Overall, it was truly delightful, and very satisfying due to all the fiber. This wonderfully unique quinoa recipe makes this a perfect Weight Watchers side dish to serve with your favorite Middle Eastern meal.
PERSIAN LENTIL QUINOA
- 1 cup quinoa (uncooked)
- 1/2 cup dried lentils
- 1/2 cup golden raisins
- 1 medium onion (finely chopped)
- 1 tbsp olive oil
- 1/4 tsp cinnamon
- 1/4 tsp ground cumin
- 1/4 tsp ground cardamom
- Salt and pepper to taste
- Cook lentils in salted water over medium high heat, until just tender.

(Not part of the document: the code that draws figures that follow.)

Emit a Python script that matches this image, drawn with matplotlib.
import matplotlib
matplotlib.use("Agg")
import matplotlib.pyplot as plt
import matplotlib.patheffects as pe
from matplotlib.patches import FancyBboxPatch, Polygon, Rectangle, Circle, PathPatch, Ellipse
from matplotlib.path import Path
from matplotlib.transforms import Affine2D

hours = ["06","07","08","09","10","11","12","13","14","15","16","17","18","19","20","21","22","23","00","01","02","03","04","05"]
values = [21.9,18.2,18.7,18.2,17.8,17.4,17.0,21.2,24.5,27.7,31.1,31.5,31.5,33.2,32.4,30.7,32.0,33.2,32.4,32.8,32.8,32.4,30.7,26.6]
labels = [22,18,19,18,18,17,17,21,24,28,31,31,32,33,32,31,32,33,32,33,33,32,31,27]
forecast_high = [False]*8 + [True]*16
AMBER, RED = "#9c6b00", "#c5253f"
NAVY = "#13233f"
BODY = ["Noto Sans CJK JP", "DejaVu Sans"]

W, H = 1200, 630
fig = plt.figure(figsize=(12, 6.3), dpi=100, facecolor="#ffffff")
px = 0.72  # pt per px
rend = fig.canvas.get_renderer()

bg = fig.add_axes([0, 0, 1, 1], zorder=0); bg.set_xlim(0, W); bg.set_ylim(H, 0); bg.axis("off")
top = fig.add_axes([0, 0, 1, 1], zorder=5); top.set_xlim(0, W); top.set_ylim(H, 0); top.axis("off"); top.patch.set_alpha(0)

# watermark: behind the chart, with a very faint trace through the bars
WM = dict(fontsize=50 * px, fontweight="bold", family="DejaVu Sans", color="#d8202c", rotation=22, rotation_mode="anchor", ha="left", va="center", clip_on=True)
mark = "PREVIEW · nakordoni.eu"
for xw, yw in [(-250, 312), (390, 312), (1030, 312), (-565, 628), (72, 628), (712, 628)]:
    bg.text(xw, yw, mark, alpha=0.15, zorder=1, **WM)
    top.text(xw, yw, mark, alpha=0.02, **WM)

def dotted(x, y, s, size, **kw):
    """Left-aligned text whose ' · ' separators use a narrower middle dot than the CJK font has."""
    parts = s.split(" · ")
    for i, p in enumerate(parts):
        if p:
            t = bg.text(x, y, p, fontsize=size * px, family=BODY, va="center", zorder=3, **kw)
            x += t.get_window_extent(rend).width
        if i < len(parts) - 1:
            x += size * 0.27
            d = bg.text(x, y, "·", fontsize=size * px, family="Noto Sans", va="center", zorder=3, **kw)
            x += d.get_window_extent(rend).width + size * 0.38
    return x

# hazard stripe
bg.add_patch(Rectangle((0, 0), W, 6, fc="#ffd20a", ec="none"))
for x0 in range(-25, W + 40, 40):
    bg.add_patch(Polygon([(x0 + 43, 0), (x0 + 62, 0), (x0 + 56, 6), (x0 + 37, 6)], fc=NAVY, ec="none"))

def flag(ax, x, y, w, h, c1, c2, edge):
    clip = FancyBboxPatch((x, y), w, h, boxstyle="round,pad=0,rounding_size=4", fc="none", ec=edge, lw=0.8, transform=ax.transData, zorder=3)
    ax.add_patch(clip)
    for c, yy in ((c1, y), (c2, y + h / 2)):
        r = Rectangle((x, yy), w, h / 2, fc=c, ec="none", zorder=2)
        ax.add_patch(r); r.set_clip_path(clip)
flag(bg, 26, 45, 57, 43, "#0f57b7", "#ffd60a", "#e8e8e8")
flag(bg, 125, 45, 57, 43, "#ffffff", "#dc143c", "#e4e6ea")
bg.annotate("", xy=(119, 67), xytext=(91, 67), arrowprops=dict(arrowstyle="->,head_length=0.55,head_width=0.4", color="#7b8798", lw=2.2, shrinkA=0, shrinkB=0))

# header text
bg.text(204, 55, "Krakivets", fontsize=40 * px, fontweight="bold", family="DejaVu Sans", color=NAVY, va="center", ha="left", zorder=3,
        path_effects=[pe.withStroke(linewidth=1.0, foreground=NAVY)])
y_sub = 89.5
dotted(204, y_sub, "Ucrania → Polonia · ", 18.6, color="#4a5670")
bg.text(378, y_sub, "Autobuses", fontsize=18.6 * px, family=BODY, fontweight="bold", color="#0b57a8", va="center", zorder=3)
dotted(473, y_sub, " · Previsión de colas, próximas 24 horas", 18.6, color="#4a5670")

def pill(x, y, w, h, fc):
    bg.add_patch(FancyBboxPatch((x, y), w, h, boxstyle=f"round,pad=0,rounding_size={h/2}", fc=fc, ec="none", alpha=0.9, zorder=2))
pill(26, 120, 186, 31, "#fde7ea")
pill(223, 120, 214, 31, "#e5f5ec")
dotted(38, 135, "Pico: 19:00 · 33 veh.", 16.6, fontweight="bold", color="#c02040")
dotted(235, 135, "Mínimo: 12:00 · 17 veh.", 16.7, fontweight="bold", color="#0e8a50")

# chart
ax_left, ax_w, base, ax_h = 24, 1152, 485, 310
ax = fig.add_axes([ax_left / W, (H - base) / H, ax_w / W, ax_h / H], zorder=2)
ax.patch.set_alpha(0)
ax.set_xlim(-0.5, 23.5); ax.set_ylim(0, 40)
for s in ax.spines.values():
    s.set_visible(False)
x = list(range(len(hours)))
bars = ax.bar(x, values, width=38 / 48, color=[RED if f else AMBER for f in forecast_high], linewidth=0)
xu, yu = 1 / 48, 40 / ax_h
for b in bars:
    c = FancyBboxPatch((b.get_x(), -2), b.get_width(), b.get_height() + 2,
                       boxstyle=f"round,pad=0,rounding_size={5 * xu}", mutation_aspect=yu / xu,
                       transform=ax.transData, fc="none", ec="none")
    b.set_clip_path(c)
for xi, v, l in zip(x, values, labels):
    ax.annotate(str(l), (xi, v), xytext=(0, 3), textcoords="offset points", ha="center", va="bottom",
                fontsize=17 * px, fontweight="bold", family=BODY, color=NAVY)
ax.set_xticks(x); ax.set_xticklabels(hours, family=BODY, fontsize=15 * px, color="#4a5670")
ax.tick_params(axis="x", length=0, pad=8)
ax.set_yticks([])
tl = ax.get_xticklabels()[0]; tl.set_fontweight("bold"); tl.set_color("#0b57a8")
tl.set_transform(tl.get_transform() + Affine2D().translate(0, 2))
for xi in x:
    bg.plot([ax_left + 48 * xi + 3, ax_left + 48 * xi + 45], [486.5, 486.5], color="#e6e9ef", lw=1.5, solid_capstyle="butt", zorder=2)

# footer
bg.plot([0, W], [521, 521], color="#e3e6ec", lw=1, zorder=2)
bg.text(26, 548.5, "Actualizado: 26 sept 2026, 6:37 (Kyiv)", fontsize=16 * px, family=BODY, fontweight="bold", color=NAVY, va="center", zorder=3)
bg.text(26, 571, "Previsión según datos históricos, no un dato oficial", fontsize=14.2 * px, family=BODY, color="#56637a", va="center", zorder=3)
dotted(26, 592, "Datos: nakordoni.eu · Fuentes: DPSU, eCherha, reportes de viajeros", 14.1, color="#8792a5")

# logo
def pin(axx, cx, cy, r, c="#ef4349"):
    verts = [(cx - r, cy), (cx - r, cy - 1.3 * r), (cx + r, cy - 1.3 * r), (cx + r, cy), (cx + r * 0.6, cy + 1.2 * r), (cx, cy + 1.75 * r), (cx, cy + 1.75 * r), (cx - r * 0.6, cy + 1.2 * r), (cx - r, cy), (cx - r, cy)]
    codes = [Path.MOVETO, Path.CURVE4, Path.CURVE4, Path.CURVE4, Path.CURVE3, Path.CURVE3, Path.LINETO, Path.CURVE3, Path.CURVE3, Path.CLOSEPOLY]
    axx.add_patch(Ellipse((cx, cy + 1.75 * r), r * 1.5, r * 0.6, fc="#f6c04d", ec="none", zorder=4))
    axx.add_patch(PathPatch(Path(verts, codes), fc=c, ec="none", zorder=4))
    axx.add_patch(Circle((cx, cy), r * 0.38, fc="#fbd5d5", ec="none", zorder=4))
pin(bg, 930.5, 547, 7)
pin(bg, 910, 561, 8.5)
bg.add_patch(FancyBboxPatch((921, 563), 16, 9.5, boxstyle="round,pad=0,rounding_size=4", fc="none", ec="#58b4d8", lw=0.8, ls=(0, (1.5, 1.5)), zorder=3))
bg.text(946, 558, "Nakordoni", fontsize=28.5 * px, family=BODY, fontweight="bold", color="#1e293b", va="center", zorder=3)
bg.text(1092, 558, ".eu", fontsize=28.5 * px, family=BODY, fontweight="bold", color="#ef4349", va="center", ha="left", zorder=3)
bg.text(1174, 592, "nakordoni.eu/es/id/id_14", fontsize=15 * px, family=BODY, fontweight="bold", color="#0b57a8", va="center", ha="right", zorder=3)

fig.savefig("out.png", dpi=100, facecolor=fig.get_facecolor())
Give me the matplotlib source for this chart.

Drain and set aside.
- Prepare quinoa according to package directions. Once ready, place in a large bowl and set aside.
- Meanwhile, heat olive oil in a small skillet over medium high heat. Once oil is hot, add in onions. Sauté until onions begin to become translucent. Mix in raisins, and stir to combine. Then add in cinnamon, cumin, cardamom, and salt & pepper. Add in cooked lentils and mix well.
- Add the lentil and raisin mixture to the quinoa and toss to combine. Season with additional salt and pepper as desired.